Akidah Khawarij tentang Iman
Umumnya Khawarij berpandangan bahwa hakikat iman itu meliputi ma’rifat dalam hati, ikrar dengan lisan, dan amal dengan anggota badan. Menurut mereka, tidak ada iman bagi orang yang tidak terkumpul padanya ketiga perkara di atas.
Ibnu Hazm mencatat, menurut Khawarij iman akan hilang dengan hilangnya amal. Jika seseorang memenuhi semua amal yang menjadi tuntutan iman, sempurnalah imannya. Sedangkan bila amalnya kurang, maka ia pun keluar dari iman.
Sedangkan menurut catatan Ibnu Taymiyah, Khawarij berpandangan, iman mutlak itu meliputi seluruh perintah Allah dan Rasul-Nya. Ia tidak dibagi-bagi. Apabila sebagiannya hilang, maka menjadi kafirlah seseorang.
Syaikh ‘abdul’aziz Muhammad Salman berkata, “Menurut Khawarij dan Mu’tazilah, tidak disebut mukmin kecuali orang yang menunaikan kewajiban dan menjauhi dosa-dosa besar. Mereka berkata, ‘Agama dan iman itu meliputi ucapan, amalan dan keyakinan. Hanya saja ia tidak bertambah dan tidak berkurang. Barangsiapa melakukan dosa besar seperti membunuh, liwath (perilaku homoseksual), qadzaf (menuduh orang lain berbuat zina tanpa bukti/saksi), dan lain sebagainya, kafirlah ia menurut Haruriyah. Mereka pun menghalalkan hak-hak orang tersebut sebagaimana mereka menghalalkannya dari orang-orang kafir.’ Menurut mereka, orang tersebut telah keluar dari iman lantaran melakukan kemaksiatan yang karena kemaksiatan seperti itu pula hal-hak orang-orang kafir menjadi halal.”
BACA JUGA : Al Quran, Keajaiban Dunia yang Terabaikan
Beda Khawarij dengan Ahlussunnah
Pandangan Khawarij tentang hakikat iman sebenarnya sama dengan pandangan Salaf: bahwa ia meliputi keyakinan, ucapan, dan amalan.
Dalam Syarah Shahih al-Bukhari, Ibnu Bathal al-Maliki menyatakan, “Pandangan jamaah Ahlussunnah dari kalangan para Salaf dan Khalaf adalah bahwa iman meliputi ucapan dan amalan serta dapat bertambah dan berkurang.”

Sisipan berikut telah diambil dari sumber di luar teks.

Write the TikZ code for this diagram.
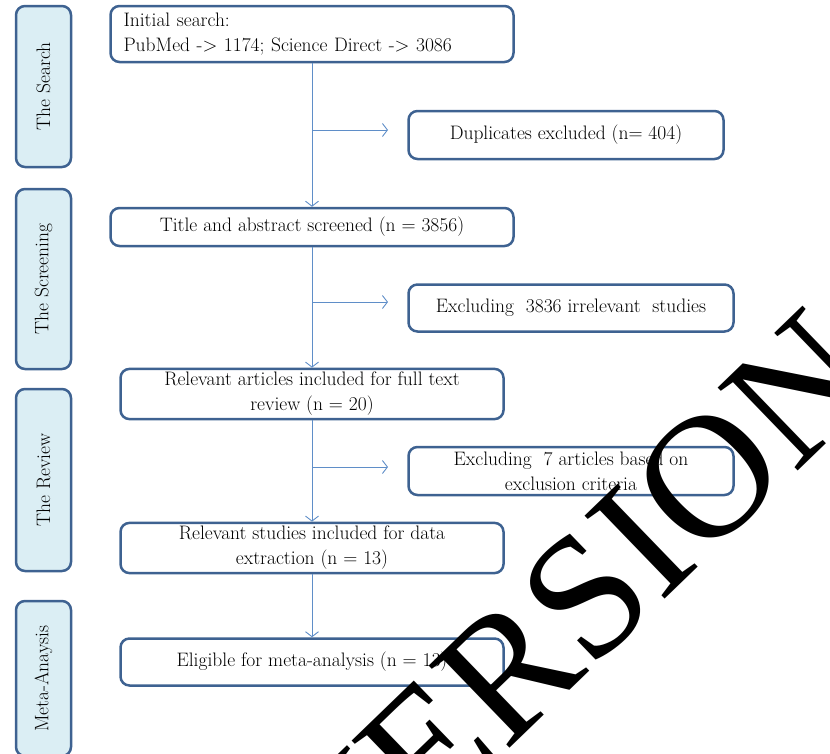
\documentclass[tikz,border=0pt]{standalone}
\usepackage{fontspec}
\newfontfamily\markfont{Liberation Serif}
\usetikzlibrary{arrows.meta}

\definecolor{boxedge}{RGB}{62,98,145}
\definecolor{stagefill}{RGB}{219,238,244}
\definecolor{arrowblue}{RGB}{95,142,200}

\begin{document}
\begin{tikzpicture}[x=1pt, y=-1pt,
    every node/.style={font=\fontsize{19.5}{25}\selectfont},
    stage_box/.style={draw=boxedge, fill=stagefill, line width=2.5pt, rounded corners=9pt, rotate=90, minimum height=55pt},
    flow_box/.style={draw=boxedge, line width=2.5pt, rounded corners=9pt, align=center},
    flow_arrow/.style={draw=arrowblue, line width=0.9pt, -{Straight Barb[length=5pt,width=13pt]}}]
    \clip (0, 0) rectangle (830, 753);

    % stages on the left
    \node[stage_box, minimum width=161pt] (stage_search) at (43.5, 86.5) {The Search};
    \node[stage_box, minimum width=180pt] (stage_screen) at (43.5, 279) {The Screening};
    \node[stage_box, minimum width=182pt] (stage_review) at (43.5, 480) {The Review};
    \node[stage_box, minimum width=155pt] (stage_meta) at (43.5, 678.5) {Meta-Anaysis};

    % main flow
    \node[flow_box, minimum width=403pt, minimum height=56pt, text width=377pt, inner xsep=13pt, align=left] (box_init) at (312, 34)
        {Initial search:\\PubMed -> 1174; Science Direct -> 3086};
    \node[flow_box, minimum width=403pt, minimum height=38pt] (box_title) at (312, 227) {Title and abstract screened (n = 3856)};
    \node[flow_box, minimum width=383pt, minimum height=47pt] (box_full) at (312, 394) {Relevant articles included for full text\\review (n = 20)};
    \node[flow_box, minimum width=383pt, minimum height=49pt] (box_data) at (312, 548) {Relevant studies included for data\\extraction (n = 13)};
    \node[flow_box, minimum width=383pt, minimum height=47pt] (box_meta) at (312, 662) {Eligible for meta-analysis (n = 13)};

    % excluded records
    \node[flow_box, minimum width=315pt, minimum height=48pt] (box_dup) at (566, 135) {Duplicates excluded (n= 404)};
    \node[flow_box, minimum width=325pt, minimum height=47pt] (box_irrel) at (571, 308) {Excluding\ \ 3836 irrelevant\ \ studies};
    \node[flow_box, minimum width=325pt, minimum height=48pt] (box_crit) at (571, 471) {Excluding\ \ 7 articles based on\\exclusion criteria};

    \coordinate (tip_dup) at (388, 130);
    \coordinate (tip_irrel) at (388, 302);
    \coordinate (tip_crit) at (388, 467);

    \draw[flow_arrow] (box_init.south) -- (box_title.north);
    \draw[flow_arrow] (box_title.south) -- (box_full.north);
    \draw[flow_arrow] (box_full.south) -- (box_data.north);
    \draw[flow_arrow] (box_data.south) -- (box_meta.north);

    \draw[flow_arrow] (box_init.south |- tip_dup) -- (tip_dup);
    \draw[flow_arrow] (box_title.south |- tip_irrel) -- (tip_irrel);
    \draw[flow_arrow] (box_full.south |- tip_crit) -- (tip_crit);

    % watermark
    \node[font=\markfont\fontsize{176}{176}\selectfont, rotate=44, inner sep=0pt] (mark_text) at (572, 610) {VERSION};
\end{tikzpicture}
\end{document}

Ibnu Taymiyah berkata, “Di dalam al-Qur`an dan as-Sunnah ada banyak nash yang menjelaskan mengenai tidak adanya iman bagi orang yang tidak punya amal. Petunjuk syariat yang menjelaskan bahwa amal-amal wajib merupakan bagian dari kesempurnaan iman pun tak terhitung.”
Ibnu Hajar berkata, “Yang dimaksud oleh Ahlussunnah tentang amal sebagai bagian dari iman adalah bahwa amal menjadi syarat kesempurnaan iman. Dari sinilah hadir pemahaman mereka bahwa iman dapat bertambah dan berkurang.”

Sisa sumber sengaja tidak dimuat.